## Short exercise
Omit all images. Write out the rest of the material exactly.

-- START --

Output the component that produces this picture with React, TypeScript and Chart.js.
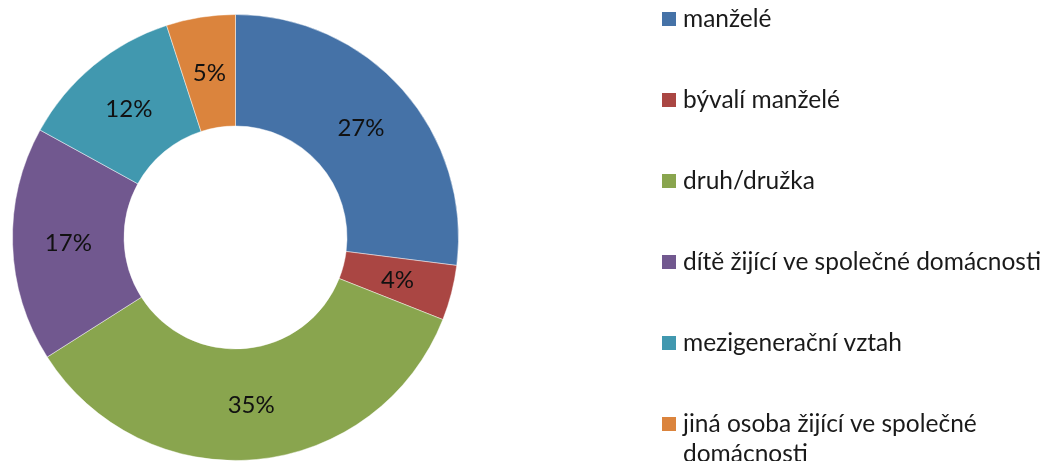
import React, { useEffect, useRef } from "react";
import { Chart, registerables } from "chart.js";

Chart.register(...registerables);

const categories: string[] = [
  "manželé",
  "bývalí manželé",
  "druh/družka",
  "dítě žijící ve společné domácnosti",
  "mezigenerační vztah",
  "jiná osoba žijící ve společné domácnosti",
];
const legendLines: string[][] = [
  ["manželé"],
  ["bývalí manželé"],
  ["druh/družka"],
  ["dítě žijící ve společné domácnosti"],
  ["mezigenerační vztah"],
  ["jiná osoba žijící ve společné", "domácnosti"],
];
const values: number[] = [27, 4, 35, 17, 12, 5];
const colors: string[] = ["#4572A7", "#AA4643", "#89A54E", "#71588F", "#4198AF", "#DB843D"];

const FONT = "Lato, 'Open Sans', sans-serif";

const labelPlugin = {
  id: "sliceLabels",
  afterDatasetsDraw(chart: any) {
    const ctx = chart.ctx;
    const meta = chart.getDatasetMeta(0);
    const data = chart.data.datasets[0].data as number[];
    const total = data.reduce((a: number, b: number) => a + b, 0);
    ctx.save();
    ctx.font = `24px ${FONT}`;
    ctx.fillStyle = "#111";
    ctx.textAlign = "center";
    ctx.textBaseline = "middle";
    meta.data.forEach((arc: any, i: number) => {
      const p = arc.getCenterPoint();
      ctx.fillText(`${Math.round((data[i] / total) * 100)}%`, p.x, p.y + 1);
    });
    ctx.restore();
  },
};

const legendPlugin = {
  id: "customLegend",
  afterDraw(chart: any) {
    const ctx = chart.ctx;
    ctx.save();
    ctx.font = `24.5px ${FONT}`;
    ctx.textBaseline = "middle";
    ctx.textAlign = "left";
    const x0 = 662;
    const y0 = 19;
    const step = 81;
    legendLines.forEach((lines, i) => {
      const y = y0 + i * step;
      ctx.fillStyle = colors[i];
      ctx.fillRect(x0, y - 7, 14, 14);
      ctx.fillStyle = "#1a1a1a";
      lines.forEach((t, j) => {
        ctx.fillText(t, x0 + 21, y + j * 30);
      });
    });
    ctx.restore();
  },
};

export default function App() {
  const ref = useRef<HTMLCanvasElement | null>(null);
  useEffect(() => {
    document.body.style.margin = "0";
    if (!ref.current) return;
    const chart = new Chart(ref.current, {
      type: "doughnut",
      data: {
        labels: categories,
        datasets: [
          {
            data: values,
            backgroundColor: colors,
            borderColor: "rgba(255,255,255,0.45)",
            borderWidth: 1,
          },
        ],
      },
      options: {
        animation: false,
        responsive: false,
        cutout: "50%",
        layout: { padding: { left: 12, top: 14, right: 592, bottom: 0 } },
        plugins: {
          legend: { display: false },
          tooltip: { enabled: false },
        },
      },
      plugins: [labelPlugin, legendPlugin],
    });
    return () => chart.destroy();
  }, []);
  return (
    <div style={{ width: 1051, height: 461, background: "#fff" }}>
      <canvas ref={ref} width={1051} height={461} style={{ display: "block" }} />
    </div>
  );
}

-- END --

## Expected output
Output the component that produces this picture with React, TypeScript and Chart.js.
import React, { useEffect, useRef } from "react";
import { Chart, registerables } from "chart.js";

Chart.register(...registerables);

const categories: string[] = [
  "manželé",
  "bývalí manželé",
  "druh/družka",
  "dítě žijící ve společné domácnosti",
  "mezigenerační vztah",
  "jiná osoba žijící ve společné domácnosti",
];
const legendLines: string[][] = [
  ["manželé"],
  ["bývalí manželé"],
  ["druh/družka"],
  ["dítě žijící ve společné domácnosti"],
  ["mezigenerační vztah"],
  ["jiná osoba žijící ve společné", "domácnosti"],
];
const values: number[] = [27, 4, 35, 17, 12, 5];
const colors: string[] = ["#4572A7", "#AA4643", "#89A54E", "#71588F", "#4198AF", "#DB843D"];

const FONT = "Lato, 'Open Sans', sans-serif";

const labelPlugin = {
  id: "sliceLabels",
  afterDatasetsDraw(chart: any) {
    const ctx = chart.ctx;
    const meta = chart.getDatasetMeta(0);
    const data = chart.data.datasets[0].data as number[];
    const total = data.reduce((a: number, b: number) => a + b, 0);
    ctx.save();
    ctx.font = `24px ${FONT}`;
    ctx.fillStyle = "#111";
    ctx.textAlign = "center";
    ctx.textBaseline = "middle";
    meta.data.forEach((arc: any, i: number) => {
      const p = arc.getCenterPoint();
      ctx.fillText(`${Math.round((data[i] / total) * 100)}%`, p.x, p.y + 1);
    });
    ctx.restore();
  },
};

const legendPlugin = {
  id: "customLegend",
  afterDraw(chart: any) {
    const ctx = chart.ctx;
    ctx.save();
    ctx.font = `24.5px ${FONT}`;
    ctx.textBaseline = "middle";
    ctx.textAlign = "left";
    const x0 = 662;
    const y0 = 19;
    const step = 81;
    legendLines.forEach((lines, i) => {
      const y = y0 + i * step;
      ctx.fillStyle = colors[i];
      ctx.fillRect(x0, y - 7, 14, 14);
      ctx.fillStyle = "#1a1a1a";
      lines.forEach((t, j) => {
        ctx.fillText(t, x0 + 21, y + j * 30);
      });
    });
    ctx.restore();
  },
};

export default function App() {
  const ref = useRef<HTMLCanvasElement | null>(null);
  useEffect(() => {
    document.body.style.margin = "0";
    if (!ref.current) return;
    const chart = new Chart(ref.current, {
      type: "doughnut",
      data: {
        labels: categories,
        datasets: [
          {
            data: values,
            backgroundColor: colors,
            borderColor: "rgba(255,255,255,0.45)",
            borderWidth: 1,
          },
        ],
      },
      options: {
        animation: false,
        responsive: false,
        cutout: "50%",
        layout: { padding: { left: 12, top: 14, right: 592, bottom: 0 } },
        plugins: {
          legend: { display: false },
          tooltip: { enabled: false },
        },
      },
      plugins: [labelPlugin, legendPlugin],
    });
    return () => chart.destroy();
  }, []);
  return (
    <div style={{ width: 1051, height: 461, background: "#fff" }}>
      <canvas ref={ref} width={1051} height={461} style={{ display: "block" }} />
    </div>
  );
}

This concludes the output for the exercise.